Nobody wants that! Still, it happens and that’s okay. The important thing is that you realize this and act accordingly. If you find that your knowledge of the target audience is too general to create targeted content, here’s what you can do:
- Survey existing customers of the target group
- Start a general survey to get to know your target group better
- If all this does not work: Make assumptions and adjust them
Also, it often happens that simply what some tool or framework gives as a template is done. We are also constantly asked for templates for Campaign. Certain basics are known and you don’t have to keep reinventing them yourself. But, when it comes to filling the templates with the appropriate content, copying is not enough. And A/B testing on the off chance is inefficient. Here, a few critical questions about the target group and the value proposition must be answered so that the funnel can make any sense at all. Therefore, use templates more as inspiration or as a basis for your individual marketing funnel and don’t be afraid to do something different.
The marketing funnel leads nowhere
“We have leads lying around” is pretty much the most common and critical phrase in established companies. With start-ups, we also often hear “We try a lot, but it leads nowhere.”
On closer inspection, this is actually the case because the marketing funnel was not thought through and built to the end. For example, if you generate leads with a lot of effort via events and then they only get an impersonal follow-up and then nothing more, you have planned a few touchpoints too few. Or, leads are collected at various points with unrelated content and then not subdivided in a meaningful way or with impersonal content in an attempt to move contacts to the next stage of the funnel. Then you didn’t go into enough detail with your measures and Campaign.

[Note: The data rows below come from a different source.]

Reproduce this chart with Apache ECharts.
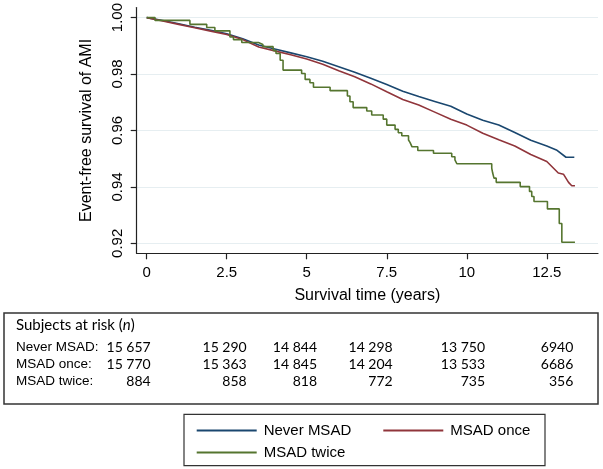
<!DOCTYPE html>
<html>
<head>
<meta charset="utf-8">
<script src="https://cdn.jsdelivr.net/npm/echarts@6/dist/echarts.min.js"></script>
<style>
html,body{margin:0;padding:0;background:#fff;}
#chart{width:603px;height:469px;}
</style>
</head>
<body>
<div id="chart"></div>
<script>
// ---------- data ----------
const xTicks = [0, 2.5, 5, 7.5, 10, 12.5];
const yTicks = [0.92, 0.94, 0.96, 0.98, 1.00];

const seriesNames = ['Never MSAD', 'MSAD once', 'MSAD twice'];

const neverMSAD = [
  [0,1],[0.5,0.9990],[1,0.9978],[1.5,0.9966],[2,0.9955],[2.5,0.9943],[3,0.9925],[3.5,0.9903],
  [4,0.9889],[4.5,0.9875],[5,0.9861],[5.5,0.9845],[6,0.9826],[6.5,0.9806],[7,0.9785],[7.5,0.9763],
  [8,0.9739],[8.5,0.9720],[9,0.9703],[9.5,0.9686],[10,0.9658],[10.5,0.9636],[11,0.9619],[11.5,0.9593],
  [12,0.9565],[12.5,0.9545],[12.8,0.9531],[13.1,0.9505],[13.36,0.9505]
];
const msadOnce = [
  [0,1],[0.5,0.9988],[1,0.9976],[1.5,0.9964],[2,0.9952],[2.5,0.9940],[3,0.9922],[3.5,0.9896],
  [4,0.9882],[4.5,0.9868],[5,0.9853],[5.5,0.9835],[6,0.9812],[6.5,0.9790],[7,0.9765],[7.5,0.9737],
  [8,0.9710],[8.5,0.9690],[9,0.9665],[9.5,0.9640],[10,0.9619],[10.5,0.9590],[11,0.9567],[11.5,0.9545],
  [12,0.9515],[12.5,0.9490],[12.86,0.9449],[13.02,0.9445],[13.18,0.9416],[13.28,0.9404],[13.38,0.9404]
];
const msadTwice = [
  [0,1],[0.26,0.9990],[1.35,0.9976],[1.875,0.9965],[2.13,0.9953],[2.60,0.9931],[2.71,0.9922],[2.97,0.9912],
  [3.49,0.9905],[3.63,0.9897],[3.95,0.9884],[4.04,0.9873],[4.17,0.9849],[4.26,0.9814],[4.84,0.9802],[4.95,0.9781],
  [5.10,0.9769],[5.21,0.9753],[5.73,0.9741],[6.27,0.9722],[6.35,0.9702],[6.45,0.9681],[6.875,0.9669],[7.03,0.9655],
  [7.39,0.9640],[7.50,0.9619],[7.76,0.9604],[7.86,0.9592],[7.97,0.9581],[8.18,0.9566],[8.23,0.9557],[8.29,0.9542],
  [8.47,0.9529],[8.96,0.9519],[9.53,0.9507],[9.63,0.9496],[9.69,0.9482],[10.78,0.9466],[10.81,0.9449],[10.85,0.9431],
  [10.92,0.9416],[11.67,0.9401],[11.96,0.9384],[12.03,0.9366],[12.10,0.9348],[12.52,0.9322],[12.89,0.9270],[12.97,0.9204],
  [13.38,0.9204]
];

const riskTitle = 'Subjects at risk';
const riskLabels = ['Never MSAD:', 'MSAD once:', 'MSAD twice:'];
const riskNever = [15657, 15290, 14844, 14298, 13750, 6940];
const riskOnce  = [15770, 15363, 14845, 14204, 13533, 6686];
const riskTwice = [884, 858, 818, 772, 735, 356];

// ---------- chart ----------
const colors = ['#1a476f', '#90353b', '#55752f'];
const fmt = n => n >= 10000 ? String(n).replace(/\B(?=(\d{3})+(?!\d))/g, ' ') : String(n);

const chart = echarts.init(document.getElementById('chart'), null, {renderer: 'canvas'});

const FONT = 'Liberation Sans, Arial, sans-serif';
const TFONT = 'Lato, Liberation Sans, sans-serif';

const colRight = [150.7, 246.7, 317, 392.7, 485, 573.3];
const rowY = [347, 364, 381];
const tableRows = [riskNever, riskOnce, riskTwice];

const graphics = [
  {type: 'rect', shape: {x: 4, y: 313, width: 594, height: 91},
   style: {fill: 'none', stroke: '#333', lineWidth: 1.5}, silent: true},
  {type: 'text', x: 16, y: 325,
   style: {text: '{a|' + riskTitle + ' (}{i|n}{a|)}', verticalAlign: 'middle',
     rich: {a: {fontFamily: TFONT, fontSize: 15, fill: '#000'},
            i: {fontFamily: TFONT, fontSize: 15, fontStyle: 'italic', fill: '#000'}}}},
  {type: 'rect', shape: {x: 184, y: 414.3, width: 361, height: 51.4},
   style: {fill: 'none', stroke: '#333', lineWidth: 1.2}, silent: true}
];
riskLabels.forEach((lab, r) => {
  graphics.push({type: 'text', x: 16, y: rowY[r],
    style: {text: lab, fontFamily: FONT, fontSize: 13.5, fill: '#000', verticalAlign: 'middle'}});
  tableRows[r].forEach((v, c) => {
    graphics.push({type: 'text', x: colRight[c], y: rowY[r],
      style: {text: fmt(v), fontFamily: TFONT, fontSize: 14, fill: '#000', align: 'right', verticalAlign: 'middle'}});
  });
});

const mkSeries = (name, data, color, step) => ({
  name, type: 'line', data, step: step ? 'end' : false,
  showSymbol: false, symbol: 'none', smooth: false,
  lineStyle: {color, width: 1.6}, itemStyle: {color},
  z: 3, animation: false
});

const legendBase = {
  orient: 'horizontal', icon: 'rect', itemWidth: 60, itemHeight: 2, itemGap: 10,
  textStyle: {fontFamily: FONT, fontSize: 15, color: '#000', padding: [0, 0, 0, 2]}
};

chart.setOption({
  animation: false,
  backgroundColor: '#fff',
  grid: {left: 136.7, top: 7.3, width: 461.3, height: 246, containLabel: false},
  xAxis: {
    type: 'value', min: -0.3125, max: 14.1,
    name: 'Survival time (years)', nameLocation: 'middle', nameGap: 34,
    nameTextStyle: {fontFamily: FONT, fontSize: 16, color: '#000'},
    axisLine: {show: true, onZero: false, lineStyle: {color: '#222', width: 1.2}},
    axisTick: {show: true, customValues: xTicks, length: 6, lineStyle: {color: '#222', width: 1.2}},
    axisLabel: {show: true, customValues: xTicks, margin: 12, fontFamily: FONT, fontSize: 15, color: '#000',
      formatter: v => String(v)},
    splitLine: {show: false}
  },
  yAxis: {
    type: 'value', min: 0.91646, max: 1.00354,
    name: 'Event-free survival of AMI', nameLocation: 'middle', nameGap: 42, nameRotate: 90,
    nameTextStyle: {fontFamily: FONT, fontSize: 16, color: '#000'},
    axisLine: {show: true, onZero: false, lineStyle: {color: '#222', width: 1.2}},
    axisTick: {show: true, customValues: yTicks, length: 6, lineStyle: {color: '#222', width: 1.2}},
    axisLabel: {show: true, customValues: yTicks, rotate: 90, margin: 11, fontFamily: FONT, fontSize: 15, color: '#000',
      formatter: v => v.toFixed(2)},
    splitLine: {show: true, lineStyle: {color: '#e6eef1', width: 1.2}}
  },
  legend: [
    Object.assign({}, legendBase, {data: [seriesNames[0]], left: 191.7, top: 418}),
    Object.assign({}, legendBase, {data: [seriesNames[1]], left: 378.3, top: 418}),
    Object.assign({}, legendBase, {data: [seriesNames[2]], left: 191.7, top: 440})
  ],
  series: [
    mkSeries(seriesNames[0], neverMSAD, colors[0], false),
    mkSeries(seriesNames[1], msadOnce, colors[1], false),
    mkSeries(seriesNames[2], msadTwice, colors[2], true)
  ],
  graphic: graphics
});
</script>
</body>
</html>
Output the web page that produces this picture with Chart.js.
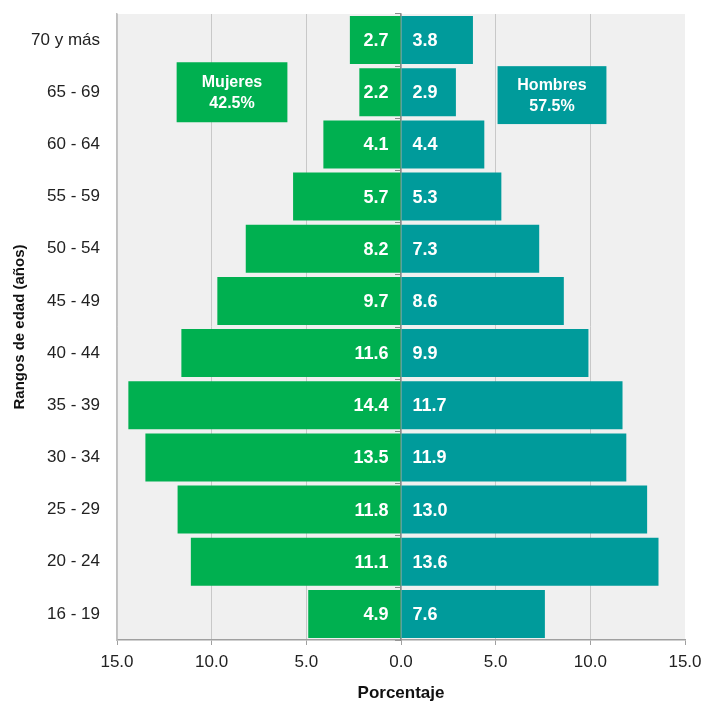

This is what happens when you market “opportunistically” and don’t have a clear strategy. Many of these opportunities then peter out. Therefore, better to do one strategy right than five opportunities half-heartedly.
Pains and gains in the marketing funnel are not balanced
What does that even mean? People move when something bothers them, they want to change something, and/or when something great beckons. When there is suffering, we look for relief, a painkiller. When we see something desirable in front of us, we want it.
In the funnel, the Pains and Gains are addressed and linked to corresponding offers – ideally. Because again, if you try to solve problems that a contact doesn’t even have or constantly offer things that a contact doesn’t even want, you can miss the point of communicating.
Besides, we humans react critically, even dismissively, when we are told all the time that we have a problem. On the other hand, we also fade out at some point when something exaggeratedly great is held up in front of our noses all the time.
There are simple rules of thumb to avoid becoming a prophet without disciples in the funnel: Don’t overdo it, listen in between. Yes, the problem should be addressed and may also be examined from a few sides. And yes, presenting a few highlights from the offering as Gains is important too. But if you don’t get a response, it’s better to just ask, e.g. with a short feedback form, to check if what you’re offering is relevant at all.
Summary
No matter what you’re trying to sell, a marketing funnel gives structure to your strategy and helps you better understand your prospects. Create a funnel per customer profile and you’ll see that it’s instantly easier to decide what content you need and how to deliver that content to your customers. If you don’t overthink the funnel and keep it simple, you’ll add a powerful tool to your marketing toolbox.